Thermal, mechanical and functional properties of cellulose acetate phthalate (CAP) coatings obtained from neutralized aqueous solutions

Abstract This study investigated the thermal, mechanical and functional properties of cellulose acetate phthalate (CAP) film coatings obtained from neutralized aqueous solutions. A novel salt forming agent, 2-amino-2-methyl-l-propanol (MAP), was used for the neutralization and dissolution of CAP in water. Triethylcitrate (TEC) was used as the plasticizer at 10–35% levels. Thermal and mechanical properties of free films plasticized with 10–35% TEC were evaluated by thermogravimetric analysis (TGA), thermal mechanical analysis (TMA) and dynamic mechanical spectroscopy (DMS). The physical stability of CAP/MAP films stored at 40 and 50°C was compared to ammoniated CAP films with respect to dissolution times in pH 6.8 buffer. Plasticized CAP/MAP films were also sprayed at three weight gains (6, 8 and 10%) onto acetylsalicylic acid (ASA) tablets (650 mg) using pan coating technology. The functional properties of the films were assessed for enteric integrity in 0.1 N HCI, drug release in pH 6.8 phosphate buffer and water permeability. Results have shown that CAP/MAP films plasticized with 25–35% TEC released ≤1% ASA after 2 h in 0.1 N HCl and > 95% after 1 h in buffer, thereby demonstrating their excellent functional properties.
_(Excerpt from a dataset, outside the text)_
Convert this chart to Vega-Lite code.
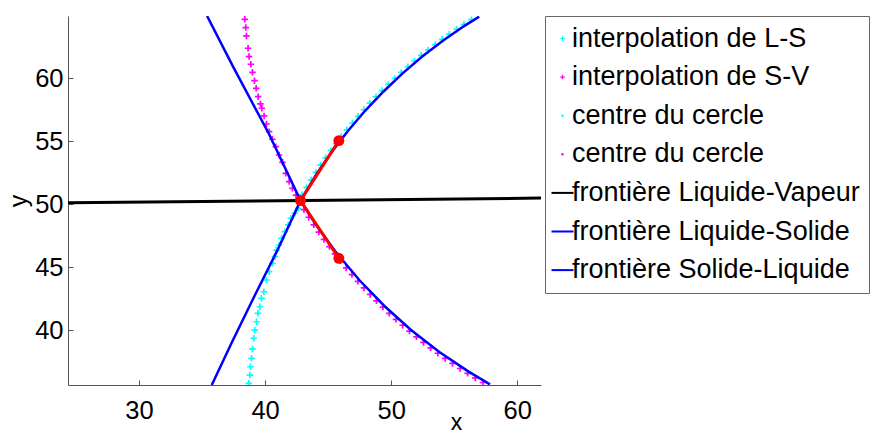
{
  "$schema": "https://vega.github.io/schema/vega-lite/v6.json",
  "width": 473,
  "height": 369,
  "autosize": {"type": "none"},
  "padding": {"left": 68, "top": 16, "right": 339, "bottom": 49},
  "background": "white",
  "config": {"view": {"stroke": null}, "font": "Liberation Sans"},
  "datasets": {
    "pts": [
      {"s": "LS", "x": 38.71, "y": 35.79}, {"s": "LS", "x": 38.79, "y": 36.45}, {"s": "LS", "x": 38.84, "y": 37.11}, {"s": "LS", "x": 38.92, "y": 37.78},
      {"s": "LS", "x": 39.0, "y": 38.52}, {"s": "LS", "x": 39.1, "y": 39.37}, {"s": "LS", "x": 39.18, "y": 40.02}, {"s": "LS", "x": 39.32, "y": 40.68},
      {"s": "LS", "x": 39.44, "y": 41.35}, {"s": "LS", "x": 39.58, "y": 41.87}, {"s": "LS", "x": 39.71, "y": 42.54}, {"s": "LS", "x": 39.9, "y": 43.06},
      {"s": "LS", "x": 40.11, "y": 43.99}, {"s": "LS", "x": 40.32, "y": 44.65}, {"s": "LS", "x": 40.59, "y": 45.32}, {"s": "LS", "x": 40.77, "y": 45.84},
      {"s": "LS", "x": 40.9, "y": 46.37}, {"s": "LS", "x": 41.11, "y": 46.77}, {"s": "LS", "x": 41.3, "y": 47.3}, {"s": "LS", "x": 41.56, "y": 47.83},
      {"s": "LS", "x": 41.83, "y": 48.36}, {"s": "LS", "x": 42.04, "y": 48.89}, {"s": "LS", "x": 42.36, "y": 49.29}, {"s": "LS", "x": 42.62, "y": 49.68},
      {"s": "LS", "x": 42.78, "y": 50.2}, {"s": "LS", "x": 42.93, "y": 50.75}, {"s": "LS", "x": 43.29, "y": 51.34}, {"s": "LS", "x": 43.65, "y": 51.94},
      {"s": "LS", "x": 44.02, "y": 52.53}, {"s": "LS", "x": 44.41, "y": 53.11}, {"s": "LS", "x": 44.8, "y": 53.69}, {"s": "LS", "x": 45.21, "y": 54.25},
      {"s": "LS", "x": 45.63, "y": 54.81}, {"s": "LS", "x": 46.05, "y": 55.37}, {"s": "LS", "x": 46.48, "y": 55.91}, {"s": "LS", "x": 46.93, "y": 56.45},
      {"s": "LS", "x": 47.38, "y": 56.98}, {"s": "LS", "x": 47.84, "y": 57.5}, {"s": "LS", "x": 48.31, "y": 58.02}, {"s": "LS", "x": 48.79, "y": 58.52},
      {"s": "LS", "x": 49.28, "y": 59.02}, {"s": "LS", "x": 49.78, "y": 59.51}, {"s": "LS", "x": 50.28, "y": 59.99}, {"s": "LS", "x": 50.8, "y": 60.46},
      {"s": "LS", "x": 51.32, "y": 60.92}, {"s": "LS", "x": 51.85, "y": 61.37}, {"s": "LS", "x": 52.39, "y": 61.82}, {"s": "LS", "x": 52.93, "y": 62.25},
      {"s": "LS", "x": 53.49, "y": 62.67}, {"s": "LS", "x": 54.05, "y": 63.09}, {"s": "LS", "x": 54.61, "y": 63.5}, {"s": "LS", "x": 55.19, "y": 63.89},
      {"s": "LS", "x": 55.77, "y": 64.28}, {"s": "LS", "x": 56.36, "y": 64.65},
      {"s": "SV", "x": 38.39, "y": 64.68}, {"s": "SV", "x": 38.47, "y": 64.02}, {"s": "SV", "x": 38.52, "y": 63.36}, {"s": "SV", "x": 38.65, "y": 62.38},
      {"s": "SV", "x": 38.73, "y": 61.72}, {"s": "SV", "x": 38.87, "y": 61.11}, {"s": "SV", "x": 39.0, "y": 60.47}, {"s": "SV", "x": 39.16, "y": 59.81},
      {"s": "SV", "x": 39.29, "y": 59.2}, {"s": "SV", "x": 39.45, "y": 58.54}, {"s": "SV", "x": 39.63, "y": 57.96}, {"s": "SV", "x": 39.74, "y": 57.62},
      {"s": "SV", "x": 39.92, "y": 57.01}, {"s": "SV", "x": 40.11, "y": 56.37}, {"s": "SV", "x": 40.32, "y": 55.76}, {"s": "SV", "x": 40.58, "y": 55.16},
      {"s": "SV", "x": 40.85, "y": 54.57}, {"s": "SV", "x": 41.11, "y": 53.91}, {"s": "SV", "x": 41.38, "y": 53.33}, {"s": "SV", "x": 41.64, "y": 52.46},
      {"s": "SV", "x": 41.91, "y": 51.8}, {"s": "SV", "x": 42.17, "y": 51.27}, {"s": "SV", "x": 42.45, "y": 50.72}, {"s": "SV", "x": 42.71, "y": 50.18},
      {"s": "SV", "x": 43.08, "y": 49.57}, {"s": "SV", "x": 43.46, "y": 48.97}, {"s": "SV", "x": 43.86, "y": 48.37}, {"s": "SV", "x": 44.26, "y": 47.79},
      {"s": "SV", "x": 44.67, "y": 47.21}, {"s": "SV", "x": 45.1, "y": 46.64}, {"s": "SV", "x": 45.53, "y": 46.07}, {"s": "SV", "x": 45.97, "y": 45.52},
      {"s": "SV", "x": 46.43, "y": 44.96}, {"s": "SV", "x": 46.89, "y": 44.42}, {"s": "SV", "x": 47.36, "y": 43.89}, {"s": "SV", "x": 47.84, "y": 43.36},
      {"s": "SV", "x": 48.33, "y": 42.85}, {"s": "SV", "x": 48.83, "y": 42.34}, {"s": "SV", "x": 49.34, "y": 41.84}, {"s": "SV", "x": 49.85, "y": 41.35},
      {"s": "SV", "x": 50.38, "y": 40.87}, {"s": "SV", "x": 50.91, "y": 40.4}, {"s": "SV", "x": 51.45, "y": 39.94}, {"s": "SV", "x": 52.0, "y": 39.48},
      {"s": "SV", "x": 52.56, "y": 39.04}, {"s": "SV", "x": 53.13, "y": 38.61}, {"s": "SV", "x": 53.7, "y": 38.18}, {"s": "SV", "x": 54.28, "y": 37.77},
      {"s": "SV", "x": 54.86, "y": 37.37}, {"s": "SV", "x": 55.46, "y": 36.97}, {"s": "SV", "x": 56.06, "y": 36.59}, {"s": "SV", "x": 56.67, "y": 36.22},
      {"s": "SV", "x": 57.28, "y": 35.86},
      {"s": "LV", "i": 0, "x": 24.37, "y": 50.12}, {"s": "LV", "i": 1, "x": 61.88, "y": 50.49},
      {"s": "LSo", "i": 0, "x": 35.77, "y": 35.66}, {"s": "LSo", "i": 1, "x": 37.33, "y": 38.97}, {"s": "LSo", "i": 2, "x": 39.1, "y": 42.6},
      {"s": "LSo", "i": 3, "x": 40.95, "y": 46.3}, {"s": "LSo", "i": 4, "x": 42.81, "y": 50.29}, {"s": "LSo", "i": 5, "x": 44.12, "y": 52.46},
      {"s": "LSo", "i": 6, "x": 45.31, "y": 54.18}, {"s": "LSo", "i": 7, "x": 46.58, "y": 55.83}, {"s": "LSo", "i": 8, "x": 47.93, "y": 57.42},
      {"s": "LSo", "i": 9, "x": 49.37, "y": 58.93}, {"s": "LSo", "i": 10, "x": 50.88, "y": 60.37}, {"s": "LSo", "i": 11, "x": 52.46, "y": 61.72},
      {"s": "LSo", "i": 12, "x": 54.12, "y": 62.99}, {"s": "LSo", "i": 13, "x": 55.84, "y": 64.18}, {"s": "LSo", "i": 14, "x": 56.98, "y": 64.89},
      {"s": "SL", "i": 0, "x": 35.4, "y": 64.94}, {"s": "SL", "i": 1, "x": 37.46, "y": 60.92}, {"s": "SL", "i": 2, "x": 40.3, "y": 55.6},
      {"s": "SL", "i": 3, "x": 42.81, "y": 50.29}, {"s": "SL", "i": 4, "x": 43.98, "y": 48.46}, {"s": "SL", "i": 5, "x": 45.65, "y": 46.16},
      {"s": "SL", "i": 6, "x": 47.47, "y": 43.99}, {"s": "SL", "i": 7, "x": 49.44, "y": 41.95}, {"s": "SL", "i": 8, "x": 51.55, "y": 40.05},
      {"s": "SL", "i": 9, "x": 53.79, "y": 38.3}, {"s": "SL", "i": 10, "x": 56.14, "y": 36.72}, {"s": "SL", "i": 11, "x": 57.83, "y": 35.71}
    ],
    "red": [
      {"seg": "a", "x": 42.81, "y": 50.29}, {"seg": "a", "x": 45.85, "y": 55.05},
      {"seg": "b", "x": 42.81, "y": 50.29}, {"seg": "b", "x": 45.85, "y": 45.71}
    ],
    "dots": [
      {"x": 42.81, "y": 50.29}, {"x": 45.85, "y": 55.05}, {"x": 45.85, "y": 45.71}
    ]
  },
  "encoding": {
    "x": {
      "field": "x", "type": "quantitative",
      "scale": {"domain": [24.37, 61.88], "nice": false, "zero": false},
      "axis": {
        "title": "x", "values": [30, 40, 50, 60], "grid": false,
        "domainColor": "#555555", "tickColor": "#555555", "tickSize": -5, "labelPadding": 18,
        "labelFont": "Liberation Sans", "labelFontSize": 25.5, "labelColor": "#000000", "labelFlush": false, "labelOverlap": false,
        "titleFont": "Liberation Sans", "titleFontSize": 23, "titleFontWeight": "normal", "titleColor": "#000000",
        "titleX": 388, "titleY": 44, "titleBaseline": "alphabetic", "titleAlign": "center"
      }
    },
    "y": {
      "field": "y", "type": "quantitative",
      "scale": {"domain": [35.66, 64.94], "nice": false, "zero": false},
      "axis": {
        "title": "y", "values": [40, 45, 50, 55, 60], "grid": false,
        "domainColor": "#555555", "tickColor": "#555555", "tickSize": -5, "labelPadding": 10,
        "labelFont": "Liberation Sans", "labelFontSize": 25.5, "labelColor": "#000000", "labelFlush": false, "labelOverlap": false,
        "titleFont": "Liberation Sans", "titleFontSize": 25, "titleFontWeight": "normal", "titleColor": "#000000",
        "titleX": -49.5, "titleY": 184.5, "titleAngle": -90, "titleBaseline": "middle", "titleAlign": "center"
      }
    },
    "color": {
      "field": "s", "type": "nominal",
      "scale": {
        "domain": ["LS", "SV", "C1", "C2", "LV", "LSo", "SL"],
        "range": ["#00ffff", "#ff00ff", "#00ffff", "#ff00ff", "#000000", "#0000ff", "#0000ff"]
      },
      "legend": {
        "title": null, "orient": "none", "legendX": 477, "legendY": 0, "direction": "vertical",
        "padding": 9, "rowPadding": 10.6, "strokeColor": "#666666", "fillColor": "#ffffff",
        "symbolSize": 484, "symbolOffset": -5, "labelOffset": -4, "labelLimit": 600,
        "labelFont": "Liberation Sans", "labelFontSize": 27, "labelColor": "#000000",
        "labelExpr": "datum.value=='LS' ? 'interpolation de L-S' : datum.value=='SV' ? 'interpolation de S-V' : (datum.value=='C1' || datum.value=='C2') ? 'centre du cercle' : datum.value=='LV' ? 'frontière Liquide-Vapeur' : datum.value=='LSo' ? 'frontière Liquide-Solide' : 'frontière Solide-Liquide'",
        "encode": {
          "symbols": {
            "update": {
              "shape": {"signal": "indexof(['LV','LSo','SL'], datum.value) >= 0 ? 'stroke' : (indexof(['LS','SV'], datum.value) >= 0 ? 'M-1,0H1M0,-1V1' : 'circle')"},
              "size": {"signal": "indexof(['LV','LSo','SL'], datum.value) >= 0 ? 484 : (indexof(['LS','SV'], datum.value) >= 0 ? 20 : 6)"},
              "stroke": {"signal": "datum.value=='LV' ? '#000000' : (indexof(['LS','C1'], datum.value) >= 0 ? '#00ffff' : (indexof(['SV','C2'], datum.value) >= 0 ? '#ff00ff' : '#0000ff'))"},
              "fill": {"signal": "datum.value=='C1' ? '#00ffff' : (datum.value=='C2' ? '#ff00ff' : 'transparent')"},
              "strokeWidth": {"signal": "indexof(['LV','LSo','SL'], datum.value) >= 0 ? 2 : (indexof(['C1','C2'], datum.value) >= 0 ? 0 : 1.2)"},
              "opacity": {"value": 1}
            }
          }
        }
      }
    }
  },
  "layer": [
    {
      "data": {"name": "pts"},
      "transform": [{"filter": {"field": "s", "oneOf": ["LS", "SV"]}}],
      "mark": {"type": "point", "shape": "M-1,0H1M0,-1V1", "filled": false, "size": 42, "strokeWidth": 1.7, "opacity": 1, "clip": true}
    },
    {
      "data": {"name": "pts"},
      "transform": [{"filter": {"field": "s", "equal": "LV"}}],
      "mark": {"type": "line", "strokeWidth": 3, "clip": true},
      "encoding": {
        "order": {"field": "i", "type": "quantitative"}
      }
    },
    {
      "data": {"name": "pts"},
      "transform": [{"filter": {"field": "s", "oneOf": ["LSo", "SL"]}}],
      "mark": {"type": "line", "strokeWidth": 2.5, "clip": true},
      "encoding": {
        "order": {"field": "i", "type": "quantitative"}
      }
    },
    {
      "data": {"name": "red"},
      "mark": {"type": "line", "strokeWidth": 3, "clip": true},
      "encoding": {"color": {"value": "#ff0000"}, "detail": {"field": "seg", "type": "nominal"}}
    },
    {
      "data": {"name": "dots"},
      "mark": {"type": "point", "shape": "circle", "filled": true, "size": 120, "opacity": 1},
      "encoding": {"color": {"value": "#ff0000"}}
    }
  ]
}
These films had high permeability to water/acid which makes them unsuitable for acid-labile drugs, since water/HCl would penetrate rapidly into the tablet core and degrade the drug. Neither the T g nor E ′ values differed significantly for films that showed satisfactory functional properties. Films were stiff and brittle with E ′ values in the range of 2–3 × 10 9 Pa and T g values of 108–112°C. TEC appeared to have limited solubility in the CAP/MAP polymer with reduced plasticization effects at concentrations higher than 20–25%. CAP/MAP free films were found to be superior to ammoniated CAP films with respect to extent of aging when stored at 40°C. The results clearly showed the potential use of plasticized CAP/MAP films as an enteric film former for pharmaceutical products.